The concept behind gene therapy has always had great appeal. You have a disease caused by a bad gene? Install a good version of the gene and it might well compensate. Nothing succeeds in medicine like a quick fix. If it works.
Of course, it turned out that genes work in far more complex ways than once imagined. And there’s the pesky little matter of putting the genes into the cells where they are needed. Oh, and not killing your patient.
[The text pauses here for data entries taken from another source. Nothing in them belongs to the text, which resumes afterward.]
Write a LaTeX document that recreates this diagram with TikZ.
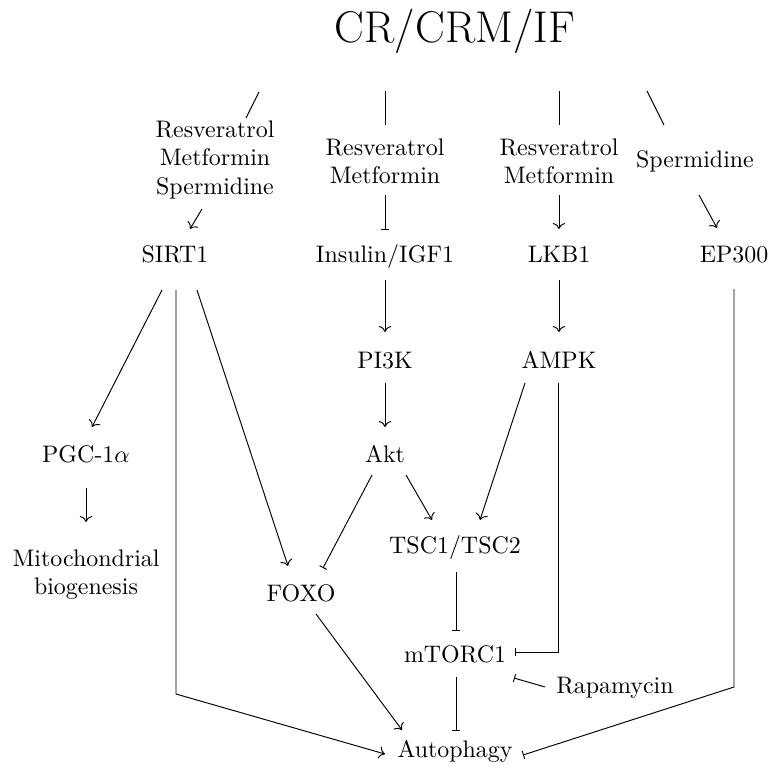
\documentclass[tikz,border=0pt]{standalone}
\usetikzlibrary{arrows.meta}
\begin{document}
\begin{tikzpicture}[x=0.418pt,y=-0.418pt,
  every node/.style={anchor=base,inner sep=0pt},
  conn/.style={line width=0.4pt},
  act/.style={conn,-{Computer Modern Rightarrow}},
  inh/.style={conn,-{Bar[width=3.4pt]}}]
\useasboundingbox (0,0) rectangle (769,767);
\newcommand{\stack}[1]{\begin{tabular}[t]{@{}c@{}}#1\end{tabular}}
% nodes
\node (title) at (455,42) {\fontsize{18.6}{22}\selectfont CR/CRM/IF};
\node (lab1) at (215,137) {\stack{Resveratrol\\Metformin\\Spermidine}};
\node (lab2) at (385,155) {\stack{Resveratrol\\Metformin}};
\node (lab3) at (559,155) {\stack{Resveratrol\\Metformin}};
\node (sperm) at (695,167) {Spermidine};
\node (sirt) at (175,262) {SIRT1};
\node (ins) at (385,262) {Insulin/IGF1};
\node (lkb) at (559,262) {LKB1};
\node (ep) at (734,262) {EP300};
\node (pi3k) at (385,368) {PI3K};
\node (ampk) at (559,368) {AMPK};
\node (pgc) at (86,462) {PGC-1$\alpha$};
\node (akt) at (385,462) {Akt};
\node (tsc) at (455,553) {TSC1/TSC2};
\node (mito) at (86,566) {\stack{Mitochondrial\\biogenesis}};
\node (foxo) at (301,601) {FOXO};
\node (mtor) at (455,662) {mTORC1};
\node (rapa) at (615,693) {Rapamycin};
\node (auto) at (455,757) {Autophagy};
% connectors from the title
\draw[conn] ([shift={(-196,50)}]title.base) -- ([shift={(31,-19)}]lab1.base);
\draw[conn] ([shift={(-70,49)}]title.base) -- ([shift={(0,-30)}]lab2.base);
\draw[conn] ([shift={(104,49)}]title.base) -- ([shift={(0,-30)}]lab3.base);
\draw[conn] ([shift={(192,49)}]title.base) -- ([shift={(-31,-42)}]sperm.base);
% labels to targets
\draw[act] ([shift={(-13,72)}]lab1.base) -- ([shift={(15,-33)}]sirt.base);
\draw[inh] ([shift={(0,40)}]lab2.base) -- ([shift={(0,-32)}]ins.base);
\draw[act] ([shift={(0,40)}]lab3.base) -- ([shift={(0,-33)}]lkb.base);
\draw[act] ([shift={(4,28)}]sperm.base) -- ([shift={(-17,-34)}]ep.base);
% SIRT1
\draw[act] ([shift={(-13,28)}]sirt.base) -- ([shift={(6,-35)}]pgc.base);
\draw[act] ([shift={(1,28)}]sirt.base) -- ++(0,404) -- ([shift={(-70,-3)}]auto.base);
\draw[act] ([shift={(22,28)}]sirt.base) -- ([shift={(-13,-35)}]foxo.base);
% insulin pathway
\draw[act] ([shift={(0,18)}]ins.base) -- ([shift={(0,-36)}]pi3k.base);
\draw[act] ([shift={(0,15)}]pi3k.base) -- ([shift={(0,-35)}]akt.base);
\draw[act] ([shift={(0,18)}]lkb.base) -- ([shift={(0,-36)}]ampk.base);
\draw[inh] ([shift={(-13,13)}]akt.base) -- ([shift={(22,-33)}]foxo.base);
\draw[act] ([shift={(21,13)}]akt.base) -- ([shift={(-23,-33)}]tsc.base);
\draw[act] ([shift={(-34,15)}]ampk.base) -- ([shift={(25,-33)}]tsc.base);
\draw[inh] ([shift={(-1,15)}]ampk.base) -- ++(0,269) -- ([shift={(60,-10)}]mtor.base);
\draw[act] ([shift={(0,26)}]pgc.base) -- ([shift={(0,-44)}]mito.base);
\draw[inh] ([shift={(1,19)}]tsc.base) -- ([shift={(1,-31)}]mtor.base);
\draw[act] ([shift={(15,13)}]foxo.base) -- ([shift={(-53,-27)}]auto.base);
\draw[inh] ([shift={(1,15)}]mtor.base) -- ([shift={(1,-26)}]auto.base);
\draw[inh] ([shift={(-70,-6)}]rapa.base) -- ([shift={(59,16)}]mtor.base);
\draw[inh] ([shift={(0,27)}]ep.base) -- ++(0,398) -- ([shift={(68,-2)}]auto.base);
\end{tikzpicture}
\end{document}
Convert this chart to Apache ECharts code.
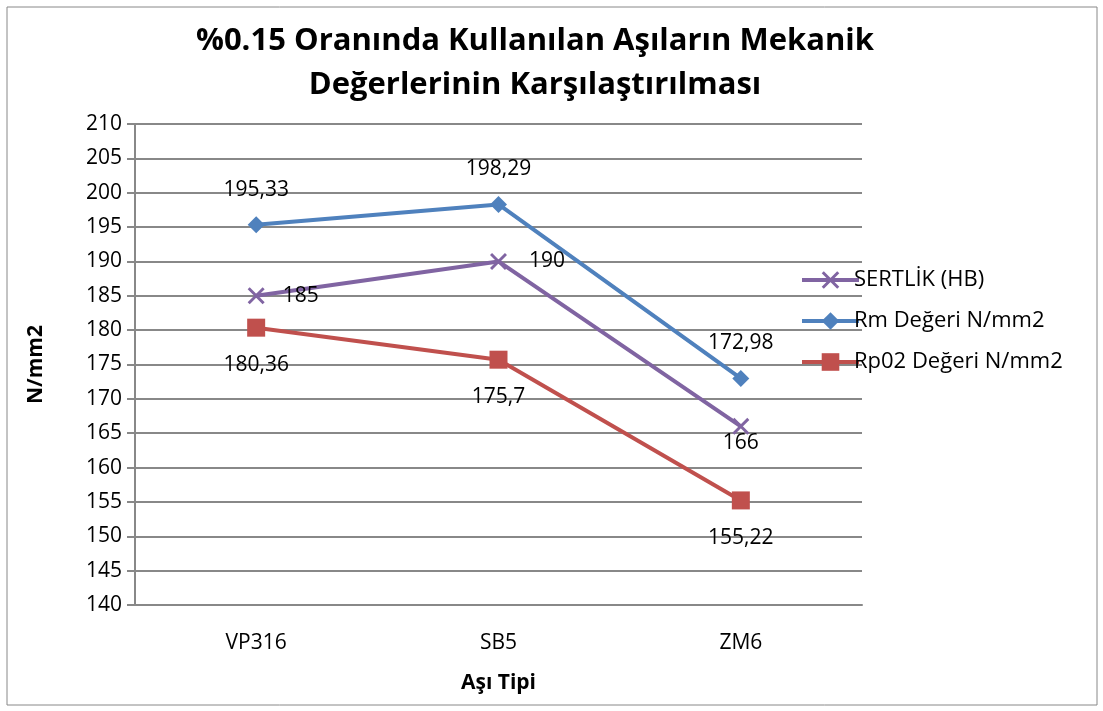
<!DOCTYPE html>
<html>
<head>
    <meta charset="utf-8">
    <title>ECharts</title>
    <script src="https://cdn.jsdelivr.net/npm/echarts@6/dist/echarts.min.js"></script>
    <style>
        html, body { margin: 0; padding: 0; background: #fff; }
    </style>
</head>
<body>
    <div id="main" style="width: 1103px;height:711px;"></div>
    <script type="text/javascript">
        var categories = ['VP316', 'SB5', 'ZM6'];
        var sertlik = [185, 190, 166];
        var rmValues = [195.33, 198.29, 172.98];
        var rp02Values = [180.36, 175.7, 155.22];
        var yTicks = { min: 140, max: 210, step: 5 };

        var fontName = 'Open Sans';
        var crossPath = 'path://M0,1.2L1.2,0L10,8.8L8.8,10ZM8.8,0L10,1.2L1.2,10L0,8.8Z';

        function fmt(v) { return String(v).replace('.', ','); }

        // label positions per point, like the original
        var sertlikPos = ['right', 'right', 'bottom'];
        var sertlikDist = [18, 22, -2];

        var myChart = echarts.init(document.getElementById('main'));
        var labelStyle = { fontFamily: fontName, fontSize: 21, color: '#000' };

        var option = {
            backgroundColor: '#fff',
            animation: false,
            graphic: [{
                type: 'rect',
                shape: { x: 7, y: 7, width: 1090, height: 698 },
                style: { fill: 'none', stroke: '#888', lineWidth: 1 }
            }],
            title: {
                text: '%0.15 Oranında Kullanılan Aşıların Mekanik\nDeğerlerinin Karşılaştırılması',
                left: 530,
                textAlign: 'center',
                top: 14,
                textStyle: { fontFamily: fontName, fontWeight: 'bold', fontSize: 31, lineHeight: 44, color: '#000' }
            },
            legend: {
                orient: 'vertical',
                left: 795,
                top: 264,
                itemGap: 19,
                itemWidth: 57,
                itemHeight: 22,
                lineStyle: { width: 4 },
                textStyle: { fontFamily: fontName, fontSize: 22, color: '#000', padding: [0, 0, 0, -10] },
                data: ['SERTLİK (HB)', 'Rm Değeri N/mm2', 'Rp02 Değeri N/mm2']
            },
            grid: { left: 135, right: 241, top: 124, bottom: 106 },
            xAxis: {
                type: 'category',
                data: categories,
                name: 'Aşı Tipi',
                nameLocation: 'middle',
                nameGap: 68,
                nameTextStyle: { fontFamily: fontName, fontWeight: 'bold', fontSize: 21, color: '#000' },
                axisLine: { lineStyle: { color: '#888', width: 2 } },
                axisTick: { show: false },
                axisLabel: { fontFamily: fontName, fontSize: 21, color: '#000', margin: 28 }
            },
            yAxis: {
                type: 'value',
                min: yTicks.min,
                max: yTicks.max,
                interval: yTicks.step,
                name: 'N/mm2',
                nameLocation: 'middle',
                nameGap: 88,
                nameTextStyle: { fontFamily: fontName, fontWeight: 'bold', fontSize: 21, color: '#000' },
                axisLine: { show: true, lineStyle: { color: '#888', width: 2 } },
                axisTick: { show: true, length: 8, lineStyle: { color: '#888', width: 2 } },
                axisLabel: { fontFamily: fontName, fontSize: 21, color: '#000', margin: 13 },
                splitLine: { lineStyle: { color: '#888', width: 2 } }
            },
            series: [{
                name: 'Rm Değeri N/mm2',
                type: 'line',
                data: rmValues,
                symbol: 'diamond',
                symbolSize: 17,
                lineStyle: { color: '#4F81BD', width: 4 },
                itemStyle: { color: '#4F81BD' },
                label: Object.assign({ show: true, position: 'top', distance: 16, formatter: function (p) { return fmt(p.value); } }, labelStyle)
            }, {
                name: 'Rp02 Değeri N/mm2',
                type: 'line',
                data: rp02Values,
                symbol: 'rect',
                symbolSize: 18,
                lineStyle: { color: '#C0504D', width: 4 },
                itemStyle: { color: '#C0504D' },
                label: Object.assign({ show: true, position: 'bottom', distance: 18, formatter: function (p) { return fmt(p.value); } }, labelStyle)
            }, {
                name: 'SERTLİK (HB)',
                type: 'line',
                data: sertlik.map(function (v, i) {
                    return { value: v, label: { position: sertlikPos[i], distance: sertlikDist[i] } };
                }),
                symbol: crossPath,
                symbolSize: 17,
                lineStyle: { color: '#8064A2', width: 4 },
                itemStyle: { color: '#8064A2' },
                label: Object.assign({ show: true, formatter: function (p) { return fmt(p.value); } }, labelStyle)
            }]
        };

        myChart.setOption(option);
    </script>
</body>
</html>
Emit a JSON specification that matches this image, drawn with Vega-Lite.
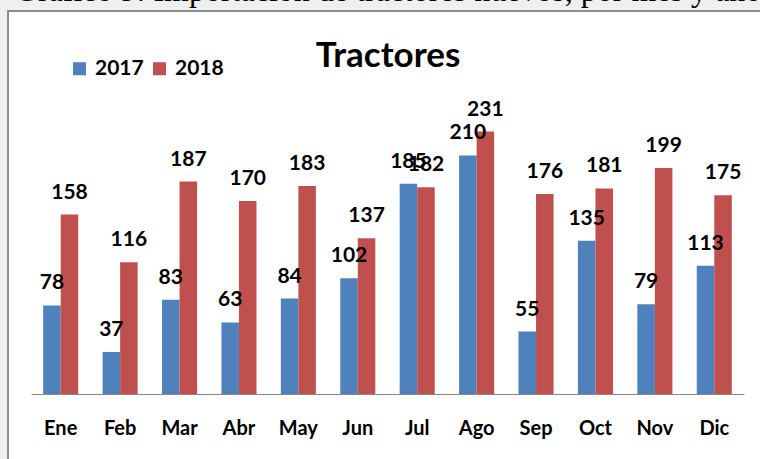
{
  "$schema": "https://vega.github.io/schema/vega-lite/v6.json",
  "width": 760,
  "height": 460,
  "autosize": {"type": "none"},
  "padding": {"left": 8, "top": 11, "right": 0, "bottom": 0},
  "background": "#efefef",
  "config": {
    "view": {"fill": "white", "stroke": "#8c8c8c", "strokeWidth": 2},
    "font": "Lato"
  },
  "title": {
    "text": "Gráfico 9: Importación de tractores nuevos, por mes y año",
    "subtitle": "Tractores",
    "anchor": "middle",
    "frame": "group",
    "orient": "top",
    "offset": -64,
    "font": "Liberation Serif",
    "fontSize": 32,
    "fontWeight": "normal",
    "color": "black",
    "subtitleFont": "Lato",
    "subtitleFontSize": 35,
    "subtitleFontWeight": "bold",
    "subtitleColor": "black",
    "subtitlePadding": 31
  },
  "data": {
    "values": [
      {"mes": "Ene", "anio": "2017", "valor": 78},
      {"mes": "Feb", "anio": "2017", "valor": 37},
      {"mes": "Mar", "anio": "2017", "valor": 83},
      {"mes": "Abr", "anio": "2017", "valor": 63},
      {"mes": "May", "anio": "2017", "valor": 84},
      {"mes": "Jun", "anio": "2017", "valor": 102},
      {"mes": "Jul", "anio": "2017", "valor": 185},
      {"mes": "Ago", "anio": "2017", "valor": 210},
      {"mes": "Sep", "anio": "2017", "valor": 55},
      {"mes": "Oct", "anio": "2017", "valor": 135},
      {"mes": "Nov", "anio": "2017", "valor": 79},
      {"mes": "Dic", "anio": "2017", "valor": 113},
      {"mes": "Ene", "anio": "2018", "valor": 158},
      {"mes": "Feb", "anio": "2018", "valor": 116},
      {"mes": "Mar", "anio": "2018", "valor": 187},
      {"mes": "Abr", "anio": "2018", "valor": 170},
      {"mes": "May", "anio": "2018", "valor": 183},
      {"mes": "Jun", "anio": "2018", "valor": 137},
      {"mes": "Jul", "anio": "2018", "valor": 182},
      {"mes": "Ago", "anio": "2018", "valor": 231},
      {"mes": "Sep", "anio": "2018", "valor": 176},
      {"mes": "Oct", "anio": "2018", "valor": 181},
      {"mes": "Nov", "anio": "2018", "valor": 199},
      {"mes": "Dic", "anio": "2018", "valor": 175}
    ]
  },
  "encoding": {
    "x": {
      "field": "mes",
      "type": "nominal",
      "sort": ["Ene", "Feb", "Mar", "Abr", "May", "Jun", "Jul", "Ago", "Sep", "Oct", "Nov", "Dic"],
      "scale": {"range": [23, 736], "paddingInner": 0.41, "paddingOuter": 0.205},
      "axis": {
        "title": null,
        "offset": -77,
        "ticks": false,
        "tickSize": 0,
        "labelAngle": 0,
        "labelPadding": 24,
        "labelFont": "Lato",
        "labelFontSize": 20,
        "labelFontWeight": "bold",
        "labelColor": "black",
        "domainColor": "#888888",
        "domainWidth": 1,
        "grid": false
      }
    },
    "xOffset": {"field": "anio", "type": "nominal"},
    "y": {
      "field": "valor",
      "type": "quantitative",
      "scale": {"domain": [0, 250], "range": [383, 99], "nice": false, "zero": true},
      "axis": null
    }
  },
  "layer": [
    {
      "mark": {"type": "bar"},
      "encoding": {
        "color": {
          "field": "anio",
          "type": "nominal",
          "scale": {"domain": ["2017", "2018"], "range": ["#4F81BD", "#C0504D"]},
          "legend": {
            "orient": "none",
            "legendX": 61,
            "legendY": 47,
            "direction": "horizontal",
            "title": null,
            "symbolType": "square",
            "symbolSize": 169,
            "symbolStrokeWidth": 0,
            "labelFont": "Lato",
            "labelFontSize": 21,
            "labelFontWeight": "bold",
            "labelColor": "black",
            "labelOffset": 5,
            "columnPadding": 5
          }
        }
      }
    },
    {
      "mark": {
        "type": "text",
        "dy": -22,
        "baseline": "middle",
        "align": "center",
        "font": "Lato",
        "fontSize": 21,
        "fontWeight": "bold",
        "color": "black"
      },
      "encoding": {"text": {"field": "valor", "type": "quantitative"}}
    }
  ]
}
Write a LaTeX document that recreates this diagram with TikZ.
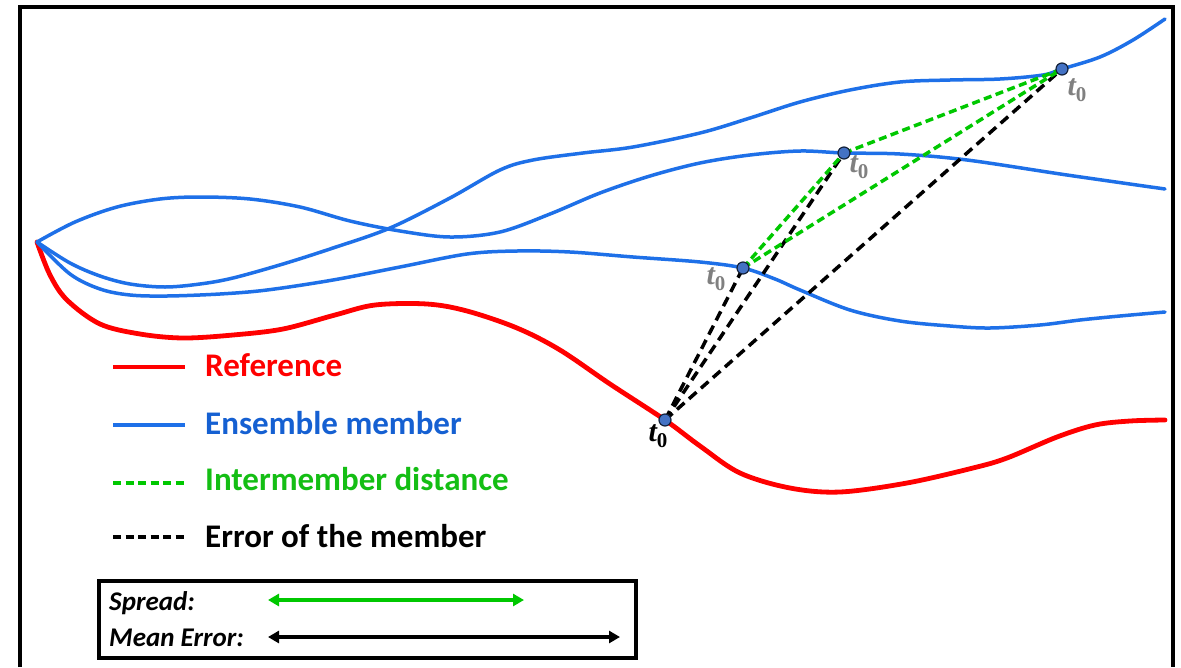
\documentclass[tikz,border=0pt]{standalone}
\usepackage{fontspec}
\setmainfont{Carlito}
\newfontfamily\tfont{Liberation Serif}
\usetikzlibrary{arrows.meta}
\definecolor{refred}{RGB}{255,0,0}
\definecolor{ensblue}{RGB}{30,112,232}
\definecolor{enstext}{RGB}{21,96,210}
\definecolor{imgreen}{RGB}{0,200,0}
\definecolor{imtext}{RGB}{20,190,20}
\definecolor{dotblue}{RGB}{68,114,196}
\definecolor{lblgray}{RGB}{128,128,128}
\newcommand{\tzero}{{\fontsize{30}{30}\selectfont\tfont\bfseries\itshape t}\raisebox{-6pt}{\fontsize{21}{21}\selectfont\tfont\bfseries 0}}
\tikzset{
  refline/.style={refred, line width=4.8pt, line cap=round, line join=round},
  ensline/.style={ensblue, line width=3.5pt, line cap=round, line join=round},
  gdash/.style={imgreen, line width=3.5pt, dash pattern=on 8pt off 4.5pt},
  kdash/.style={black, line width=3.5pt, dash pattern=on 10pt off 6pt},
  dot/.style={circle, fill=dotblue, draw=black!70!dotblue, line width=1.2pt, inner sep=0pt, minimum size=12pt},
  tlab/.style={inner sep=0pt},
  legtext/.style={anchor=base west, inner sep=0pt, font=\fontsize{33}{33}\selectfont\bfseries},
  boxtext/.style={anchor=base west, inner sep=0pt, font=\fontsize{27}{27}\selectfont\bfseries\itshape},
  legarrow/.style={line width=3.4pt, {Triangle[length=11pt,width=12pt]}-{Triangle[length=11pt,width=12pt]}}
}
\begin{document}
\begin{tikzpicture}[x=1pt, y=-1pt]
\useasboundingbox (0,0) rectangle (1181,667);
\fill[white] (0,0) rectangle (1181,667);
% outer frame (bottom edge lies below the picture)
\draw[line width=4pt] (20,667) -- (20,7) -- (1173,7) -- (1173,667);

% reference curve
\draw[refline] plot[smooth, tension=0.55] coordinates {(37,242) (50,275) (67,300) (100,324) (140,334) (183,338) (233,335) (283,329) (335,315) (375,305) (427,304) (467,311) (517,328) (560,350) (610,384) (665,420) (700,446) (740,473) (790,488) (840,492) (907,483) (973,468) (1007,458) (1057,437) (1095,425) (1130,421) (1165,420)};
% ensemble curve B (ends top right)
\draw[ensline] plot[smooth, tension=0.55] coordinates {(37,242) (70,263) (100,276) (130,284) (165,287) (200,284) (233,278) (283,264) (333,248) (390,228) (450,198) (500,170) (533,160) (583,153) (633,147) (700,133) (750,118) (800,102) (850,90) (900,82) (950,80) (1000,79) (1043,75) (1062,69) (1100,57) (1133,40) (1165,19)};
% ensemble curve A (hump, then middle right)
\draw[ensline] plot[smooth, tension=0.55] coordinates {(37,242) (75,222) (117,207) (160,199) (200,197) (250,199) (300,207) (350,221) (400,231) (450,237) (500,232) (550,214) (600,193) (650,176) (700,163) (750,155) (800,151) (844,153) (900,154) (967,160) (1067,175) (1165,189)};
% ensemble curve C (lower, ends low right)
\draw[ensline] plot[smooth, tension=0.55] coordinates {(37,242) (70,274) (100,289) (130,295) (167,296) (220,294) (267,290) (333,280) (400,267) (467,254) (517,251) (570,252) (633,257) (700,262) (743,268) (775,279) (800,290) (850,310) (900,321) (950,326) (990,328) (1040,325) (1080,320) (1120,316) (1165,312)};

% t0 points
\coordinate (c0) at (665,420);
\coordinate (c1) at (743,268);
\coordinate (c2) at (844,153);
\coordinate (c3) at (1062,69);

% error of the members
\draw[kdash] (c0) -- (c1);
\draw[kdash] (c0) -- (c2);
\draw[kdash] (c0) -- (c3);
% intermember distances
\draw[gdash] (c1) -- (c2);
\draw[gdash] (c1) -- (c3);
\draw[gdash] (c2) -- (c3);

\node[dot] (p0) at (c0) {};
\node[dot] (p1) at (c1) {};
\node[dot] (p2) at (c2) {};
\node[dot] (p3) at (c3) {};

\node[tlab, text=black] (l0) at (658,436) {\tzero};
\node[tlab, text=lblgray] (l1) at (716,279) {\tzero};
\node[tlab, text=lblgray] (l2) at (859,167) {\tzero};
\node[tlab, text=lblgray] (l3) at (1077,90) {\tzero};

% legend
\coordinate (a1) at (113,367); \coordinate (b1) at (185,367);
\coordinate (a2) at (113,425); \coordinate (b2) at (185,425);
\coordinate (a3) at (113,483); \coordinate (b3) at (185,483);
\coordinate (a4) at (113,537); \coordinate (b4) at (185,537);
\draw[refline, line cap=butt] (a1) -- (b1);
\draw[ensline, line cap=butt] (a2) -- (b2);
\draw[gdash, dash pattern=on 8pt off 4.5pt] (a3) -- (b3);
\draw[kdash, dash pattern=on 8pt off 4.5pt] (a4) -- (b4);
\node[legtext, text=refred] (t1) at (205,376) {Reference};
\node[legtext, text=enstext] (t2) at (205,434) {Ensemble member};
\node[legtext, text=imtext] (t3) at (205,490) {Intermember distance};
\node[legtext, text=black] (t4) at (205,547) {Error of the member};

% summary box
\draw[line width=3.5pt] (99,581) rectangle (636,658);
\node[boxtext] (s1) at (109,610) {Spread:};
\node[boxtext] (s2) at (109,646) {Mean Error:};
\coordinate (g1) at (268,600); \coordinate (g2) at (524,600);
\coordinate (k1) at (268,637); \coordinate (k2) at (620,637);
\draw[legarrow, imgreen] (g1) -- (g2);
\draw[legarrow, black] (k1) -- (k2);
\end{tikzpicture}
\end{document}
As Nicholas Wade writes in Saturday’s New York Times, gene therapy is “a technique with a 20-year record of almost unbroken failure.” But, in the same story, Wade reports that British gene therapists have “successfully” treated six patients with hemophilia B, which afflicts about 20 percent of hemophiliacs. He cites figures in a commentary in the New England Journal of Medicine, to the effect that a single $30,000 gene treatment may replace a cost of $300,000 a year over a lifetime for repeated doses of clotting factors.
A close read of Wade’s piece reveals that only four of the six patients were better enough to forego conventional treatment entirely. The other two got some benefit but still needed injections of clotting factor. He also doesn’t help readers recognize that six patients is a very small study though, of course, when you get a dramatic result in even a few patients, that’s pretty intriguing.
Deena Beasley‘s story for Reuters devotes a good bit of space to the economic consequences not for patients or the health care system but for manufacturers of the clotting factors. If this thing works, it could be bad for business.
The AP‘s story, by Mike Stobbe, took care in the second graf to say the study was “preliminary” and involved “only six patients” and that earlier promising attempts with gene therapy “ultimately failed.” Excellent context. Unlike most other accounts, Stobbe also gave the actual results: Patients saw their clotting factor levels increase from less than 1 percent of normal to at least 2 percent and, in one case, to 11 percent. Good tempering of irrational exuberance. USA Today picked up Stobbe’s story.